At its recent Milan show, Prada nailed the brief for just-edgy-enough celebrity casting: Vincent Cassel, Kylie Jenner, Spanish pop singer Rosalía, Hunter Schafer, Emma Watson, Johannson and Anderson all sat in a line. Social media engagements for the show totalled 250,000 according to analysts at Bernstein, 85 percent of those driven by much larger rival Gucci.
While many marketing chiefs increasingly seek hyper-visibility across channels throughout the year, Bertelli is wary of boring audiences with constant ubiquity. “I’m in favour of doing huge stuff… But if it’s all the time, if you have too many peaks, then it becomes just flat,” he said, drawing a sort of “buzz” chart in the air with his finger. “Contrasts are important.”
The Future of Prada
Looking ahead, Prada is hoping higher-than-ever sales will create a virtuous cycle, allowing it to invest more than ever in fuelling growth. The biggest priority, Bertelli says, will be to invest in bigger, more contemporary stores that allow it to show off the breadth of its offering, including new divisions like fine jewellery, launched in 2021, and homeware, a pet project of Bertelli père, a designer furniture fanatic who worked to relaunch the category last year.
Even with a succession plan and regency in place, whether the Prada-Bertellis might ever sell the brand or merge with another company remains a target of intense speculation.
Ultimately, despite a return to strong growth since the pandemic Prada remains in the same bind as all listed independents in the luxury goods business, where the unprecedented scale and ultra-high margins of sector-leader LVMH and its flagship brand Louis Vuitton make it increasingly difficult to compete for market share. Like other stand-alones such as Burberry, Prada faces pressure to balance investing in growth with preserving margins.
Recent moves like the refresh of its executive ranks, making the brand less founder-dependent, and exploring a second listing on the Milan Bourse — which would likely boost the company’s valuation — have left some wondering whether the family truly sees the younger Bertelli as a long-term solution, or if they are dressing the company up for a lucrative sale.

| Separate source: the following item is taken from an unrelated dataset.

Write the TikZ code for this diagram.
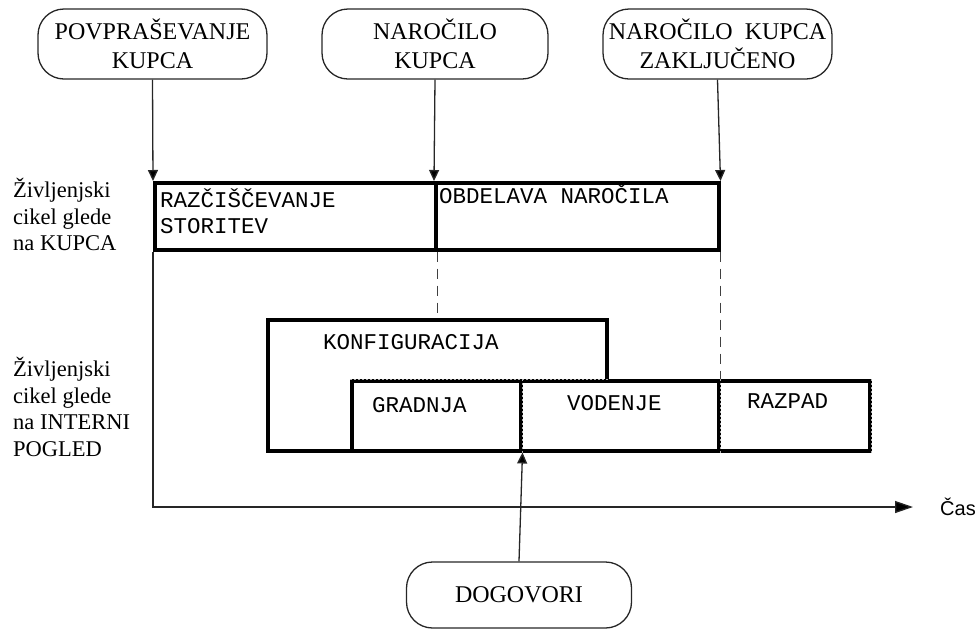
\documentclass[tikz,border=0pt]{standalone}
\usepackage{fontspec}
\setmainfont{Liberation Serif}
\newfontfamily\boxfont{Liberation Mono}
\newfontfamily\casfont{Liberation Sans}
\usetikzlibrary{arrows.meta}

\tikzset{
  event/.style={draw=black!85, line width=1.3pt, rounded corners=26pt,
    align=center, inner sep=0pt, font=\fontsize{24}{28.5}\selectfont},
  phase/.style={draw=black, line width=3.5pt, fill=white, inner sep=0pt,
    anchor=north west},
  phasetext/.style={anchor=base west, inner sep=0pt,
    font=\boxfont\fontsize{22.5}{25}\selectfont},
  sidelabel/.style={anchor=north west, inner sep=0pt, align=left,
    font=\fontsize{22.5}{26.5}\selectfont},
  link/.style={draw=black!85, line width=1.3pt},
  linkarrow/.style={link, -{Triangle[length=11pt,width=10pt,fill=black]}},
  guide/.style={draw=black!75, line width=1.3pt, dash pattern=on 10pt off 7pt},
  seam/.style={draw=black!30, line width=1pt, dash pattern=on 2pt off 2pt},
}

\begin{document}
\begin{tikzpicture}[x=1pt, y=-1pt]
  \useasboundingbox (0,0) rectangle (978,630);

  % events that start and close the customer's life cycle
  \node[event, minimum width=229pt, minimum height=70pt] (inquiry) at (152.5,44)
    {POVPRAŠEVANJE\\KUPCA};
  \node[event, minimum width=226pt, minimum height=70pt] (order) at (435,44)
    {NAROČILO\\KUPCA};
  \node[event, minimum width=229pt, minimum height=70pt] (closed) at (717.5,44)
    {NAROČILO\ \ KUPCA\\ZAKLJUČENO};

  % customer view
  \node[phase, minimum width=281pt, minimum height=67pt] (clarify) at (153,181) {};
  \node[phase, minimum width=283pt, minimum height=67pt] (process) at (434,181) {};
  \node[phasetext] (clarifyA) at (160,207) {RAZČIŠČEVANJE};
  \node[phasetext] (clarifyB) at (160,233) {STORITEV};
  \node[phasetext] (processA) at (439,203) {OBDELAVA NAROČILA};

  % internal view
  \node[phase, minimum width=339pt, minimum height=131pt] (config) at (266,318) {};
  \node[phasetext] (configT) at (323,349) {KONFIGURACIJA};
  \node[phase, minimum width=169pt, minimum height=70pt] (build) at (350,379) {};
  \node[phase, minimum width=198pt, minimum height=70pt] (run) at (519,379) {};
  \node[phase, minimum width=151pt, minimum height=70pt] (decay) at (717,379) {};
  \draw[seam] (build.north west) -- (config.north east |- build.north);
  \draw[seam] (build.north east) -- (build.south east);
  \draw[seam] (run.north east) -- (run.south east);
  \draw[seam] (decay.north east) -- (decay.south east);
  \node[phasetext] (buildT) at (372,412) {GRADNJA};
  \node[phasetext] (runT) at (567,410) {VODENJE};
  \node[phasetext] (decayT) at (747,408) {RAZPAD};

  % side labels
  \node[sidelabel] (viewCustomer) at (13,178) {Življenjski\\cikel glede\\na KUPCA};
  \node[sidelabel] (viewInternal) at (13,357) {Življenjski\\cikel glede\\na INTERNI\\POGLED};

  % event arrows
  \draw[linkarrow] (inquiry.south) -- (clarify.north west);
  \draw[linkarrow] (order.south) -- (process.north west);
  \draw[linkarrow] (closed.south) -- (process.north east);

  % time axis
  \coordinate (axisStart) at (153,507);
  \coordinate (axisEnd) at (913,507);
  \draw[link, -{Triangle[length=18pt,width=12pt,fill=black]}] (clarify.south west) -- (axisStart) -- (axisEnd);
  \node[anchor=west, inner sep=0pt, font=\casfont\fontsize{20}{24}\selectfont] (time) at (940,507) {Čas};

  % correspondence between the views
  \draw[guide] (clarify.south east) -- (clarify.south east |- config.north);
  \draw[guide] (process.south east) -- (process.south east |- run.north);

  % agreements
  \node[event, minimum width=225pt, minimum height=66pt] (deals) at (519,595) {DOGOVORI};
  \draw[linkarrow] (deals.north) -- (build.south east);
\end{tikzpicture}
\end{document}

Aside from putting forward its succession plan, the family hasn’t done much to quiet speculation regarding such a possible move: In a 2021 interview, Patrizio Bertelli told BoF that remaining independent “is not the first objective we would have in mind… Eventually you can own a smaller slice of a bigger cake.”
In July, the younger Bertelli dismissed sale speculation — while preserving a just enough ambiguity too keep potential acquirers on the line: “We’re not going to sell, for now,” Lorenzo said. “Of course I mean ‘for now’ in the Italian way — it’s more of a superstition.”